## What to do
Gather all lines in the data that hold the string "React".

────────────────

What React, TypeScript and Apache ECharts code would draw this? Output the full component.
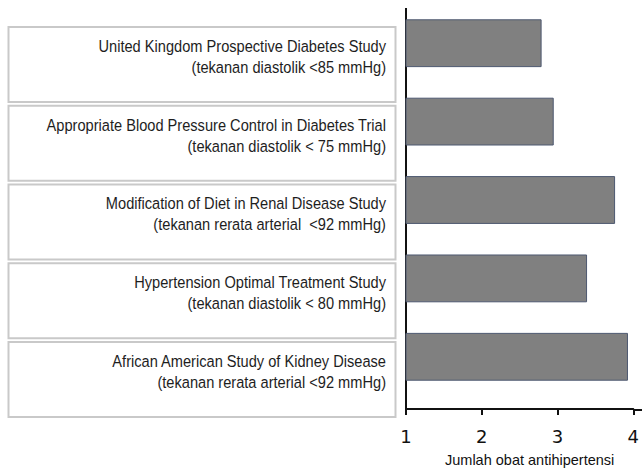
import React, { useEffect, useRef } from "react";
import * as echarts from "echarts";

const studyNames = [
  "United Kingdom Prospective Diabetes Study",
  "Appropriate Blood Pressure Control in Diabetes Trial",
  "Modification of Diet in Renal Disease Study",
  "Hypertension Optimal Treatment Study",
  "African American Study of Kidney Disease",
];
const targets = [
  "(tekanan diastolik <85 mmHg)",
  "(tekanan diastolik < 75 mmHg)",
  "(tekanan rerata arterial  <92 mmHg)",
  "(tekanan diastolik < 80 mmHg)",
  "(tekanan rerata arterial <92 mmHg)",
];
const drugCounts = [2.79, 2.95, 3.76, 3.39, 3.93];
const xTicks = [1, 2, 3, 4];
const xAxisTitle = "Jumlah obat antihipertensi";

const LABEL_FONT = "'Liberation Sans', Arial, sans-serif";

export default function App() {
  const ref = useRef<HTMLDivElement>(null);
  useEffect(() => {
    if (!ref.current) return;
    const chart = echarts.init(ref.current, undefined, { renderer: "svg" });
    const boxes: any[] = [];
    studyNames.forEach((name, i) => {
      const top = 27 + i * 78.75;
      boxes.push({
        type: "rect",
        shape: { x: 8.5, y: top, width: 387, height: 75 },
        style: { fill: "#ffffff", stroke: "#c9c9c9", lineWidth: 2 },
      });
      boxes.push({
        type: "text",
        x: 386,
        y: top + 19,
        scaleX: 0.86,
        style: {
          text: name,
          fill: "#1e1e1e",
          font: `17px ${LABEL_FONT}`,
          align: "right",
          verticalAlign: "middle",
        },
      });
      boxes.push({
        type: "text",
        x: 386,
        y: top + 40,
        scaleX: 0.86,
        style: {
          text: targets[i],
          fill: "#1e1e1e",
          font: `17px ${LABEL_FONT}`,
          align: "right",
          verticalAlign: "middle",
        },
      });
    });
    boxes.push({
      type: "line",
      shape: { x1: 406, y1: 8, x2: 406, y2: 411 },
      style: { stroke: "#111111", lineWidth: 2 },
    });
    boxes.push({
      type: "line",
      shape: { x1: 634, y1: 410, x2: 642, y2: 410 },
      style: { stroke: "#111111", lineWidth: 2 },
    });
    chart.setOption({
      animation: false,
      backgroundColor: "#ffffff",
      grid: { left: 406, right: 7, top: 4, bottom: 75 },
      xAxis: {
        type: "value",
        min: xTicks[0],
        max: xTicks[xTicks.length - 1],
        interval: 1,
        offset: 13,
        splitLine: { show: false },
        axisLine: { show: true, lineStyle: { color: "#111111", width: 2 } },
        axisTick: { show: true, length: 6, lineStyle: { color: "#111111", width: 2 } },
        axisLabel: {
          fontSize: 18,
          color: "#111111",
          margin: 18,
          fontFamily: "'DejaVu Sans', Verdana, sans-serif",
        },
        name: xAxisTitle,
        nameLocation: "middle",
        nameGap: 43,
        nameTextStyle: {
          fontSize: 14.5,
          color: "#111111",
          fontFamily: LABEL_FONT,
          padding: [0, 0, 0, 20],
        },
      },
      yAxis: {
        type: "category",
        inverse: true,
        data: studyNames,
        axisLine: { show: false },
        axisTick: { show: false },
        axisLabel: { show: false },
      },
      series: [
        {
          type: "bar",
          data: drugCounts,
          barCategoryGap: "39%",
          itemStyle: { color: "#808080", borderColor: "#4d5870", borderWidth: 1 },
        },
      ],
      graphic: boxes,
    });
    return () => chart.dispose();
  }, []);
  return (
    <div
      ref={ref}
      style={{ position: "fixed", left: 0, top: 0, width: 642, height: 472 }}
    />
  );
}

────────────────

## Response to this exercise
What React, TypeScript and Apache ECharts code would draw this? Output the full component.
import React, { useEffect, useRef } from "react";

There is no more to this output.